Problem #2 If there is a strict rental limitation, lenders are also cut out of the purchase pool. That makes it even harder to sell!

LOOSE OR NON-EXISTENT RENTAL LIMITATIONS: The California legislature has changed the rules on rental limitations and it is next to impossible for any association today to impose a percentage rental restriction that applies to all owners after January 1st. This, of course, puts a lot of HOAs above the required owner occupancy ratio set by FHA, FNMA and FHLMC and thus may inhibit sales, but at least leaves open the option to rent.

EXISTING RENTAL LIMITATIONS. Some HOAs and Condo Associations have recorded rental limitations that were effective before January 1st that prevent owners from leasing unless they can provide a viable economic hardship and extract a temporary right to lease or exception to the quota limits. Boards set different criteria for considering hardships. Some are more lenient than others. The dilemma for a board is if it approves rentals based on hardship, that often puts them over the quota limit set for the rentals, which often takes the association out of the running for FHA certification, but if the board does not liberally approve hardship leasing, then it puts the owners out of the ability to look for a cheaper place to live and lease out their unit.

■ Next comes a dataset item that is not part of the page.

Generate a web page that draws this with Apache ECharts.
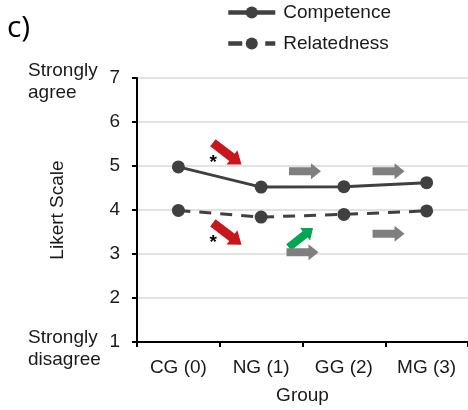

Problem #3 – So some owners are unable to sell because of the lack of FHA certification criteria and also prevented from renting their units because of the HOA or Condo rental restriction.

Here is the email explaining one owner’s dilemma that triggered this blog, which no doubt is an all to common complaint.

“… we have a couple questions for you. We have listed our  unit for sale and moved out. Our condo is on the market and in less than a week we had a great offer. Now comes the crappy part. 1. We found out that the  association decided not to pay the bill so that FHA loans can be acquired in  our complex so someone who wants to buy in there cannot use an FHA loan. A conventional loan requires a certain percentage of owner occupied units. We will not be below the percentage of this. We tried  to get  a Lease Limitation in place but believe the process was sabotaged by people  now on the board. Do we have grounds to sue them? If we can’t sell our place because of them we will be so upset!”

Yes, I get it. These folks may not be able to sell their unit because the HOA does not have FHA certification and probably will not anytime soon because the HOA does not have a rental restriction. It is important to note however that getting the certification is not just a matter of spending some money. You cannot “buy it”.   And, believe it or not, it could be worse. These owners could be in a situation where they were unable to sell AND unable to lease their unit after moving out. If the HOA did not apply for FHA certification or failed to meet the criteria under some other category such as a shortage of reserves or high delinquency rate, and had approved a tight rental restriction geared to keep the rentals low, the owners would surely be caught between a rock and a hard place.

But please remember, the Board did not single-handedly create the current economic slamdown! And many directors try to do what is best for the community, while dealing with serious shortfalls due to difficulty in collecting assessments from owners wholeft without paying assessments. The goal in many associations is strongly in favor of trying to protect the community of owners who want to stay and weather the storm.

Keep in mind that being caught between a rock and a hard place is not just reserved for owners.  It is a reality for many boards too when considering whether to apply for or try to fix things in order to try and qualify for FHA certification given the requirements and costs and also when considering how tough to be about hardship exceptions.